The easy option is rarely the right one

No one knows what would actually happen if any of the “too big to fail” banking and investment giants were actually allowed to do just that. The untested perception is that a destructive contagion would spread beyond the immediate circle of investors and depositors to engulf the financial community in a wave of institutional panic that in turn could destabilise the world economy.

Yet when the US authorities allowed Lehman Brothers to lapse into ignominious bankruptcy there was no contagion, mainly because counterparty institutions managed to disentangle themselves from Lehman’s precarious derivative positions. A different judgment was made with Bear Sterns, costing taxpayers billions of dollars – who can say, in hindsight, whether that cost was justifiable?

Who can say, in hindsight, whether that cost was justifiable?

Public trust is central to the question of whether a retinue of taxpayer-funded bailouts is preferable to fall-out from a small number of high-profile bankruptcies – accompanied by suitably retributive punishments for the villains who are never “too big to jail”.

Shortcomings of governance

On the pretext that prevention is preferable to a painful cure, here are some of the lessons. Risk and governance committees, supported by internal auditors, are adept at constructing safety nets, reporting channels and all the structures of accountability, often with approval of external auditors. The resulting control framework may tick all the boxes in the textbook, but what of its substance?

A forensic analysis of every recent banking disaster reveals (i) the presence of that old demon “management override” – the failure of all those chains of control to resist the easy option of succumbing to authority; and (ii) accounting standards that permit – no, encourage – the misreporting of loan book impairments. A third, less obvious, finding is that external auditors are fearful of issuing going concern warnings for the very reason that such a warning might prove to be self-fulfilling.

This highlights the real issue for auditors: either report it like it is, or risk becoming part of the debris.
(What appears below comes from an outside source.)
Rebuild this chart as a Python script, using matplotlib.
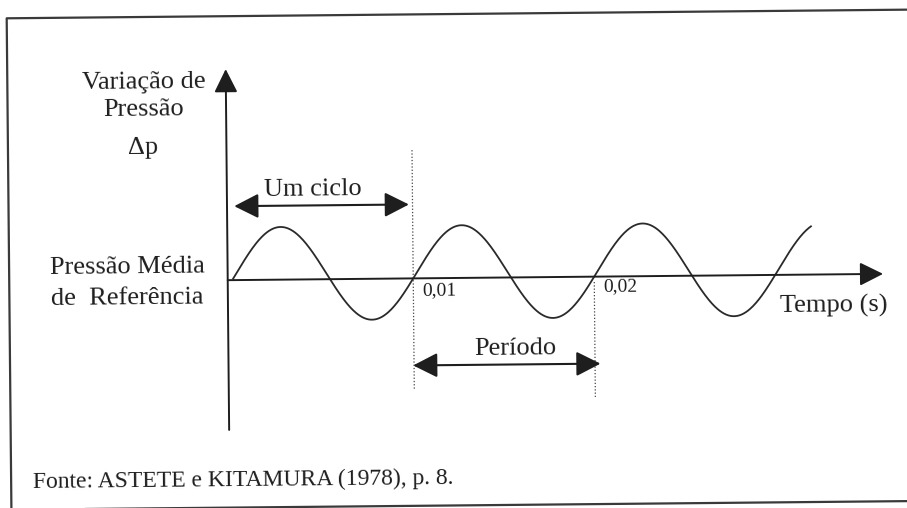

After all, when did you hear of an auditor being sued by management or shareholders for issuing an unwarranted warning in an audit report?

Indictment in the Lords

After the Northern Rock scandal the House of Lords Select Committee expressed the clear view that the auditors, PwC in that instance, should have issued going concern warnings given that Northern Rock’s business model was “dangerously risky”. The Lords’ Committee also noted that it had been “provided with no evidence from the Big Four that they did, in fact, have any concerns over banks’ viability”.

Concerning the profession as a whole, they added: “It may be that the big four carried out their duties properly in the strictly legal sense, but we have to conclude that, in the wider sense, they did not do so.” Before the Enron and WorldCom audits destroyed Arthur Andersen no one contemplated a possible migration from Five to Four.

Yet those audits, and all the surrounding scandals, are a case study in how such a thing could happen.

Paradoxically, it has little to do with financial consequences, as was shown when EY was fined $10 million after the Lehman Brothers collapse and Deloitte was fined almost double that amount in connection with its audit of Bear Sterns. No, the real risk is perception.

Being criminally indicted for document shredding post-Enron destroyed Andersen’s credibility to the point of no return. They were contaminated, and “guilt by association” did the rest. It may just be worth noting that the catalogue of misdeeds listed in HSBC’s latest annual report under the heading of “Exposure to historical failings” includes such delicacies as sanctions-busting in Iraq, money laundering, funding terrorists and drug cartels, product mis-selling, masterminding tax evasion, and Libor and forex rate fixing.

Even auditors may be judged by the company they keep! Who can blame Smith & Williamson for resigning as auditors of Stanley Gibbons, the listed dealer in stamps and coins, “because they consider the risks and uncertainties associated with the audit to exceed the level they are willing to accept.”